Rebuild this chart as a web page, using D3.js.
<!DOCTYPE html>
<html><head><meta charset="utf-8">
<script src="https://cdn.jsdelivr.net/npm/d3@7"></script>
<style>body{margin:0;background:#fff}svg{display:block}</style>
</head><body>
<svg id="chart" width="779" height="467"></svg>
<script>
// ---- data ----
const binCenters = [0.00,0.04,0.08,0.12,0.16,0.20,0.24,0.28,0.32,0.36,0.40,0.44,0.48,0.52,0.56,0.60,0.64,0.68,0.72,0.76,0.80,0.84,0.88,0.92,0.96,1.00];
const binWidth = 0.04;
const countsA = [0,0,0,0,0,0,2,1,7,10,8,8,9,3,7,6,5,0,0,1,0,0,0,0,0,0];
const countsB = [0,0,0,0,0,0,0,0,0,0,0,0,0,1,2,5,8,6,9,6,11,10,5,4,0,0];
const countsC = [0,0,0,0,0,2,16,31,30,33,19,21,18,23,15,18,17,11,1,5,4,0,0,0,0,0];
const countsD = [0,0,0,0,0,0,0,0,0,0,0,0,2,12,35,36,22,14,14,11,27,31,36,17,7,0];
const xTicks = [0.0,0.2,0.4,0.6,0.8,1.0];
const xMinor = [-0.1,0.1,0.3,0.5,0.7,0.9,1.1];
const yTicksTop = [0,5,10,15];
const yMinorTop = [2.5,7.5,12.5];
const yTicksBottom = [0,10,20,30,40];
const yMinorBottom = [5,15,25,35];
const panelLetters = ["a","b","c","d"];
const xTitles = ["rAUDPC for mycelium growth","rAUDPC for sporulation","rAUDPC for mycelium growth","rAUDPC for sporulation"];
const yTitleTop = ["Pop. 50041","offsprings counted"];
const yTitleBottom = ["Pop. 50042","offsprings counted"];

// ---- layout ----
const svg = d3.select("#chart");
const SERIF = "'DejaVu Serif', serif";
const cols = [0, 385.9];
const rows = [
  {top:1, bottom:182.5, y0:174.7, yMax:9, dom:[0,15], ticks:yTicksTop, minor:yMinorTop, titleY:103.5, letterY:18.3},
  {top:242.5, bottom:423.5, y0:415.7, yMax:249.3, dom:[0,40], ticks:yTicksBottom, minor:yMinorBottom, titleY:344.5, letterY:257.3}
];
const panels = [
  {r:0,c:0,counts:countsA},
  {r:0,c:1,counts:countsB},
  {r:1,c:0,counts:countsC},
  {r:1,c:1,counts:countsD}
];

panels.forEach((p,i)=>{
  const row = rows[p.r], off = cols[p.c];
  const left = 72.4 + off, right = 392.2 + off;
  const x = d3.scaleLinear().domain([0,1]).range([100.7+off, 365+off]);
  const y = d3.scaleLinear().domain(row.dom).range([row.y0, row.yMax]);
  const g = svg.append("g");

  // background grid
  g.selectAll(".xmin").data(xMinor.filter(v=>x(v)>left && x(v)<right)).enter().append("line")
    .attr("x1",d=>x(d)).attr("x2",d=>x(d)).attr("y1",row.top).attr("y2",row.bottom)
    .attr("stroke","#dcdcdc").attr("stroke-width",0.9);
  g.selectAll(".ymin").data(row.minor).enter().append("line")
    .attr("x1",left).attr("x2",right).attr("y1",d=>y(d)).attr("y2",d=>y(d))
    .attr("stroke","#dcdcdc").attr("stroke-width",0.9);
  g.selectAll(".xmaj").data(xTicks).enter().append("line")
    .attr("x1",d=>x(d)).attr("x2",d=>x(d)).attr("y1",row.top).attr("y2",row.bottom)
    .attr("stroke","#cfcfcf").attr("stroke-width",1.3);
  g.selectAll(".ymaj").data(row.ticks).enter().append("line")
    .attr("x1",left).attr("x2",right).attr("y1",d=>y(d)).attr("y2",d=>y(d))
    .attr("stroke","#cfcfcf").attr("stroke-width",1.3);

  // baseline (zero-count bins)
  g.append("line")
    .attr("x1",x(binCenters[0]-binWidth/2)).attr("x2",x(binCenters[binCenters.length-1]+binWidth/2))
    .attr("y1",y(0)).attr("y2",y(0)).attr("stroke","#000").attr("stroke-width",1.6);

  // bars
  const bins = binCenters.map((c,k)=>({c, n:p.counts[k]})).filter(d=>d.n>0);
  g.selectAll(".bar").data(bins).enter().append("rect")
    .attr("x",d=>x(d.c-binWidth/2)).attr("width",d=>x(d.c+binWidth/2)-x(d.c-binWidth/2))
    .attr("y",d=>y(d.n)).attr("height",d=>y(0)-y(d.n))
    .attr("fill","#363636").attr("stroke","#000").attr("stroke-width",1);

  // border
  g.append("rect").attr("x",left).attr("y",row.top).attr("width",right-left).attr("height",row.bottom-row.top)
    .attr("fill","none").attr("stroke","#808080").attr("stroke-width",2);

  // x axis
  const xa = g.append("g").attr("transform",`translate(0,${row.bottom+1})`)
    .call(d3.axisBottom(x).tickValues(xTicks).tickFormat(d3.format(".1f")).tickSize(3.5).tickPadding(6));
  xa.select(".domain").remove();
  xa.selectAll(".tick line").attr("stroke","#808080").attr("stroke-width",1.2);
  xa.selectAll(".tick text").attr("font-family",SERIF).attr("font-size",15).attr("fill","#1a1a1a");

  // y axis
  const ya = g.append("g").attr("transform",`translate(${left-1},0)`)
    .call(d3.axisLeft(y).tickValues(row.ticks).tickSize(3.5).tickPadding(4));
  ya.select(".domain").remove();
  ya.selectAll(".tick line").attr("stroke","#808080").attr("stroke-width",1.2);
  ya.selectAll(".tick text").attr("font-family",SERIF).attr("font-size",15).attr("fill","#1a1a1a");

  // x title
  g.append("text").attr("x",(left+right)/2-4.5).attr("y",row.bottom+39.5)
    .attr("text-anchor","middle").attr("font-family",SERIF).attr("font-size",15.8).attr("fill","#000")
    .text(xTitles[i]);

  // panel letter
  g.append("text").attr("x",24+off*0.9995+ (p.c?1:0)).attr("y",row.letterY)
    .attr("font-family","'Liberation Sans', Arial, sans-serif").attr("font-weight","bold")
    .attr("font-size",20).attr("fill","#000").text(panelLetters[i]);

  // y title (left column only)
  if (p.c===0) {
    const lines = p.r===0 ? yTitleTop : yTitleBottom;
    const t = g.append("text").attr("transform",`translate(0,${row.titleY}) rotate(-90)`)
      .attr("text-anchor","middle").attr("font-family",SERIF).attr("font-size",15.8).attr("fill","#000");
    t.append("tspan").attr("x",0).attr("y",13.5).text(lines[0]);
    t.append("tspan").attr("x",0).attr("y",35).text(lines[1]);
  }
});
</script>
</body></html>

◆ What the task asks:
Extract from the data every line where "chart" shows up.

◆ Answer to this problem:
Rebuild this chart as a web page, using D3.js.
<svg id="chart" width="779" height="467"></svg>
const svg = d3.select("#chart");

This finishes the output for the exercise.